Please print the full listing exactly.
── SUPPLIED DATA
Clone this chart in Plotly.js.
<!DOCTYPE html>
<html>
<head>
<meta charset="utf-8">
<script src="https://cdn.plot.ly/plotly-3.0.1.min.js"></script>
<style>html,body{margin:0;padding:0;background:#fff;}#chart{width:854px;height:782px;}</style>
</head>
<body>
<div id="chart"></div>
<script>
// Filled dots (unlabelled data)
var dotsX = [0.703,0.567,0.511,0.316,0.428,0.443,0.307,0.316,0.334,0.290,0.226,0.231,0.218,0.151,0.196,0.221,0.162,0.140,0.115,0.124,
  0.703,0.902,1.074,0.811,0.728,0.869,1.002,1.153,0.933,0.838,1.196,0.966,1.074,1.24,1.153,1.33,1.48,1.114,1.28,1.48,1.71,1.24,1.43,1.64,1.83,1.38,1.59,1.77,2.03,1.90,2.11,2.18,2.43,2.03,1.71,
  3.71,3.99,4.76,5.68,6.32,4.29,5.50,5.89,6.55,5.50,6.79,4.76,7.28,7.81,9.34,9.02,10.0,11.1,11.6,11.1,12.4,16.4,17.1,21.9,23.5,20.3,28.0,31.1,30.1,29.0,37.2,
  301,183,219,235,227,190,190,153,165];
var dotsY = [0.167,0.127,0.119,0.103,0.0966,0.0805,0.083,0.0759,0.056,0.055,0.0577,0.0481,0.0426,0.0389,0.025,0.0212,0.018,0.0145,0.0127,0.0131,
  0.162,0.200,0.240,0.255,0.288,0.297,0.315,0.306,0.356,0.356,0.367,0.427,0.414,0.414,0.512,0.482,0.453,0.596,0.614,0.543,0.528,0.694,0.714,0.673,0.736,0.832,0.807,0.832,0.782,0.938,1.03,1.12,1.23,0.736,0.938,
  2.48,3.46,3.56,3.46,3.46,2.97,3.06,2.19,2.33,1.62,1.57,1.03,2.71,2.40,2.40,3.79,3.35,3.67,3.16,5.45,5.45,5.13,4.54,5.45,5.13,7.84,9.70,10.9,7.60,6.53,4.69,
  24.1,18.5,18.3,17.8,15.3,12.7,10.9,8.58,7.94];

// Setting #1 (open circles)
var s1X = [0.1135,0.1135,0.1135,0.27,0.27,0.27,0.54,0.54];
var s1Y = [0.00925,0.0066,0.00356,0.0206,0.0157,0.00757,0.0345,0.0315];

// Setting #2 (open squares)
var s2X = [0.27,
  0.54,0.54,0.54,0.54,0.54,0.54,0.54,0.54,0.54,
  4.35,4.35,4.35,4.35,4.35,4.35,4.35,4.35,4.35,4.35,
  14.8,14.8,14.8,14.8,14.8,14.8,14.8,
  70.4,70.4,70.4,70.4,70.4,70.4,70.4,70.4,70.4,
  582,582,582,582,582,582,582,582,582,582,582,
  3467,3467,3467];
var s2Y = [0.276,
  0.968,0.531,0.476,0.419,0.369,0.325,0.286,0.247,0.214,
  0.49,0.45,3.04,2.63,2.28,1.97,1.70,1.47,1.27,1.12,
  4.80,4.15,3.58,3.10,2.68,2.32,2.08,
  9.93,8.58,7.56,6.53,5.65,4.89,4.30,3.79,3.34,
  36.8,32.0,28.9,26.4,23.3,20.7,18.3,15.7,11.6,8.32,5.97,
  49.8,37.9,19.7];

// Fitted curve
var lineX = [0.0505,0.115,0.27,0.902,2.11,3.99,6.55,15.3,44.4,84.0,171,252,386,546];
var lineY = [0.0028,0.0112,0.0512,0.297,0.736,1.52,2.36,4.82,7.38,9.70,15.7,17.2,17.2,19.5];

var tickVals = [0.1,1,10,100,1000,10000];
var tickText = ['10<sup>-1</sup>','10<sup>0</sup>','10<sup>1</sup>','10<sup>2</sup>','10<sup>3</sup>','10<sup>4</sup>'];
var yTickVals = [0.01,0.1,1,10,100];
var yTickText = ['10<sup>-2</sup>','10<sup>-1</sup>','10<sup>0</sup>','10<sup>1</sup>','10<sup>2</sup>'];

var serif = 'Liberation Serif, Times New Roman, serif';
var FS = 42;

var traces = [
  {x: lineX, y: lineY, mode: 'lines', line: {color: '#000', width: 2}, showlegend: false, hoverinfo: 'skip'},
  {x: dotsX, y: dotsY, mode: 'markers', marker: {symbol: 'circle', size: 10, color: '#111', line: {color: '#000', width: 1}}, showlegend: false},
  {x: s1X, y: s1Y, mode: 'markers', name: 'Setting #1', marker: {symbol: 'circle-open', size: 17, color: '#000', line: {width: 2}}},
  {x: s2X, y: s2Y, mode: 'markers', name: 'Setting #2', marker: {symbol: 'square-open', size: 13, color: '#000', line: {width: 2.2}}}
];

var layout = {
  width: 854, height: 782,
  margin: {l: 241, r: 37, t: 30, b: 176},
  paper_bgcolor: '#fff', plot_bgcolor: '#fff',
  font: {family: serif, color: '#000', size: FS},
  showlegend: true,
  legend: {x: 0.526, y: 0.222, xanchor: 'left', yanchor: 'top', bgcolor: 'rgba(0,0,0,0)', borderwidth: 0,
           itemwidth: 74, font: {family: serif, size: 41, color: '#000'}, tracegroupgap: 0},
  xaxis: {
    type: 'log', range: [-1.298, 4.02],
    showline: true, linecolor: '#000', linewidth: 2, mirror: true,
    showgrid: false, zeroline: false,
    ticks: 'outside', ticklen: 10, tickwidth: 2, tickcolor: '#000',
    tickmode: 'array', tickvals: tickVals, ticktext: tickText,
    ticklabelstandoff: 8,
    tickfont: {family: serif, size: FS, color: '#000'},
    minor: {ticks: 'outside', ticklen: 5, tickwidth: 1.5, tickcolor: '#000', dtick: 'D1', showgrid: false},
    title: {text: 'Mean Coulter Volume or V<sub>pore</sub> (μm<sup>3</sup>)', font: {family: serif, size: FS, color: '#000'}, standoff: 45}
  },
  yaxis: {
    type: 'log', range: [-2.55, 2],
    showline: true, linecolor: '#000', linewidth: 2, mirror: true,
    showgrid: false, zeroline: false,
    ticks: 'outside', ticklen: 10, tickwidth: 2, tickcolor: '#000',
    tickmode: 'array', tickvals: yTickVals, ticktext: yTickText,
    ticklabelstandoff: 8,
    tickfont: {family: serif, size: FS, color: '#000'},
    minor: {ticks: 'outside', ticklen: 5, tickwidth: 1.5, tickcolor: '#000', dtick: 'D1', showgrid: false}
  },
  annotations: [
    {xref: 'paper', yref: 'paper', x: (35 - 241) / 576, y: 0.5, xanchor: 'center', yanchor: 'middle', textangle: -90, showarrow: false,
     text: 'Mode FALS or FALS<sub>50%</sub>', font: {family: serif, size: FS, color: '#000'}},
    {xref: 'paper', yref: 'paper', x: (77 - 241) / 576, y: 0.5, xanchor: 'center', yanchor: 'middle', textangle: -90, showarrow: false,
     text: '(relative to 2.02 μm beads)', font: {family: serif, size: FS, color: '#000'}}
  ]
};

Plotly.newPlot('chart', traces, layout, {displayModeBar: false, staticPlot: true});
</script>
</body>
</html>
────
=== EXPECTED ANSWER ===
Clone this chart in Plotly.js.
<!DOCTYPE html>
<html>
<head>
<meta charset="utf-8">
<script src="https://cdn.plot.ly/plotly-3.0.1.min.js"></script>
<style>html,body{margin:0;padding:0;background:#fff;}#chart{width:854px;height:782px;}</style>
</head>
<body>
<div id="chart"></div>
<script>
// Filled dots (unlabelled data)
var dotsX = [0.703,0.567,0.511,0.316,0.428,0.443,0.307,0.316,0.334,0.290,0.226,0.231,0.218,0.151,0.196,0.221,0.162,0.140,0.115,0.124,
  0.703,0.902,1.074,0.811,0.728,0.869,1.002,1.153,0.933,0.838,1.196,0.966,1.074,1.24,1.153,1.33,1.48,1.114,1.28,1.48,1.71,1.24,1.43,1.64,1.83,1.38,1.59,1.77,2.03,1.90,2.11,2.18,2.43,2.03,1.71,
  3.71,3.99,4.76,5.68,6.32,4.29,5.50,5.89,6.55,5.50,6.79,4.76,7.28,7.81,9.34,9.02,10.0,11.1,11.6,11.1,12.4,16.4,17.1,21.9,23.5,20.3,28.0,31.1,30.1,29.0,37.2,
  301,183,219,235,227,190,190,153,165];
var dotsY = [0.167,0.127,0.119,0.103,0.0966,0.0805,0.083,0.0759,0.056,0.055,0.0577,0.0481,0.0426,0.0389,0.025,0.0212,0.018,0.0145,0.0127,0.0131,
  0.162,0.200,0.240,0.255,0.288,0.297,0.315,0.306,0.356,0.356,0.367,0.427,0.414,0.414,0.512,0.482,0.453,0.596,0.614,0.543,0.528,0.694,0.714,0.673,0.736,0.832,0.807,0.832,0.782,0.938,1.03,1.12,1.23,0.736,0.938,
  2.48,3.46,3.56,3.46,3.46,2.97,3.06,2.19,2.33,1.62,1.57,1.03,2.71,2.40,2.40,3.79,3.35,3.67,3.16,5.45,5.45,5.13,4.54,5.45,5.13,7.84,9.70,10.9,7.60,6.53,4.69,
  24.1,18.5,18.3,17.8,15.3,12.7,10.9,8.58,7.94];

// Setting #1 (open circles)
var s1X = [0.1135,0.1135,0.1135,0.27,0.27,0.27,0.54,0.54];
var s1Y = [0.00925,0.0066,0.00356,0.0206,0.0157,0.00757,0.0345,0.0315];

// Setting #2 (open squares)
var s2X = [0.27,
  0.54,0.54,0.54,0.54,0.54,0.54,0.54,0.54,0.54,
  4.35,4.35,4.35,4.35,4.35,4.35,4.35,4.35,4.35,4.35,
  14.8,14.8,14.8,14.8,14.8,14.8,14.8,
  70.4,70.4,70.4,70.4,70.4,70.4,70.4,70.4,70.4,
  582,582,582,582,582,582,582,582,582,582,582,
  3467,3467,3467];
var s2Y = [0.276,
  0.968,0.531,0.476,0.419,0.369,0.325,0.286,0.247,0.214,
  0.49,0.45,3.04,2.63,2.28,1.97,1.70,1.47,1.27,1.12,
  4.80,4.15,3.58,3.10,2.68,2.32,2.08,
  9.93,8.58,7.56,6.53,5.65,4.89,4.30,3.79,3.34,
  36.8,32.0,28.9,26.4,23.3,20.7,18.3,15.7,11.6,8.32,5.97,
  49.8,37.9,19.7];

// Fitted curve
var lineX = [0.0505,0.115,0.27,0.902,2.11,3.99,6.55,15.3,44.4,84.0,171,252,386,546];
var lineY = [0.0028,0.0112,0.0512,0.297,0.736,1.52,2.36,4.82,7.38,9.70,15.7,17.2,17.2,19.5];

var tickVals = [0.1,1,10,100,1000,10000];
var tickText = ['10<sup>-1</sup>','10<sup>0</sup>','10<sup>1</sup>','10<sup>2</sup>','10<sup>3</sup>','10<sup>4</sup>'];
var yTickVals = [0.01,0.1,1,10,100];
var yTickText = ['10<sup>-2</sup>','10<sup>-1</sup>','10<sup>0</sup>','10<sup>1</sup>','10<sup>2</sup>'];

var serif = 'Liberation Serif, Times New Roman, serif';
var FS = 42;

var traces = [
  {x: lineX, y: lineY, mode: 'lines', line: {color: '#000', width: 2}, showlegend: false, hoverinfo: 'skip'},
  {x: dotsX, y: dotsY, mode: 'markers', marker: {symbol: 'circle', size: 10, color: '#111', line: {color: '#000', width: 1}}, showlegend: false},
  {x: s1X, y: s1Y, mode: 'markers', name: 'Setting #1', marker: {symbol: 'circle-open', size: 17, color: '#000', line: {width: 2}}},
  {x: s2X, y: s2Y, mode: 'markers', name: 'Setting #2', marker: {symbol: 'square-open', size: 13, color: '#000', line: {width: 2.2}}}
];

var layout = {
  width: 854, height: 782,
  margin: {l: 241, r: 37, t: 30, b: 176},
  paper_bgcolor: '#fff', plot_bgcolor: '#fff',
  font: {family: serif, color: '#000', size: FS},
  showlegend: true,
  legend: {x: 0.526, y: 0.222, xanchor: 'left', yanchor: 'top', bgcolor: 'rgba(0,0,0,0)', borderwidth: 0,
           itemwidth: 74, font: {family: serif, size: 41, color: '#000'}, tracegroupgap: 0},
  xaxis: {
    type: 'log', range: [-1.298, 4.02],
    showline: true, linecolor: '#000', linewidth: 2, mirror: true,
    showgrid: false, zeroline: false,
    ticks: 'outside', ticklen: 10, tickwidth: 2, tickcolor: '#000',
    tickmode: 'array', tickvals: tickVals, ticktext: tickText,
    ticklabelstandoff: 8,
    tickfont: {family: serif, size: FS, color: '#000'},
    minor: {ticks: 'outside', ticklen: 5, tickwidth: 1.5, tickcolor: '#000', dtick: 'D1', showgrid: false},
    title: {text: 'Mean Coulter Volume or V<sub>pore</sub> (μm<sup>3</sup>)', font: {family: serif, size: FS, color: '#000'}, standoff: 45}
  },
  yaxis: {
    type: 'log', range: [-2.55, 2],
    showline: true, linecolor: '#000', linewidth: 2, mirror: true,
    showgrid: false, zeroline: false,
    ticks: 'outside', ticklen: 10, tickwidth: 2, tickcolor: '#000',
    tickmode: 'array', tickvals: yTickVals, ticktext: yTickText,
    ticklabelstandoff: 8,
    tickfont: {family: serif, size: FS, color: '#000'},
    minor: {ticks: 'outside', ticklen: 5, tickwidth: 1.5, tickcolor: '#000', dtick: 'D1', showgrid: false}
  },
  annotations: [
    {xref: 'paper', yref: 'paper', x: (35 - 241) / 576, y: 0.5, xanchor: 'center', yanchor: 'middle', textangle: -90, showarrow: false,
     text: 'Mode FALS or FALS<sub>50%</sub>', font: {family: serif, size: FS, color: '#000'}},
    {xref: 'paper', yref: 'paper', x: (77 - 241) / 576, y: 0.5, xanchor: 'center', yanchor: 'middle', textangle: -90, showarrow: false,
     text: '(relative to 2.02 μm beads)', font: {family: serif, size: FS, color: '#000'}}
  ]
};

Plotly.newPlot('chart', traces, layout, {displayModeBar: false, staticPlot: true});
</script>
</body>
</html>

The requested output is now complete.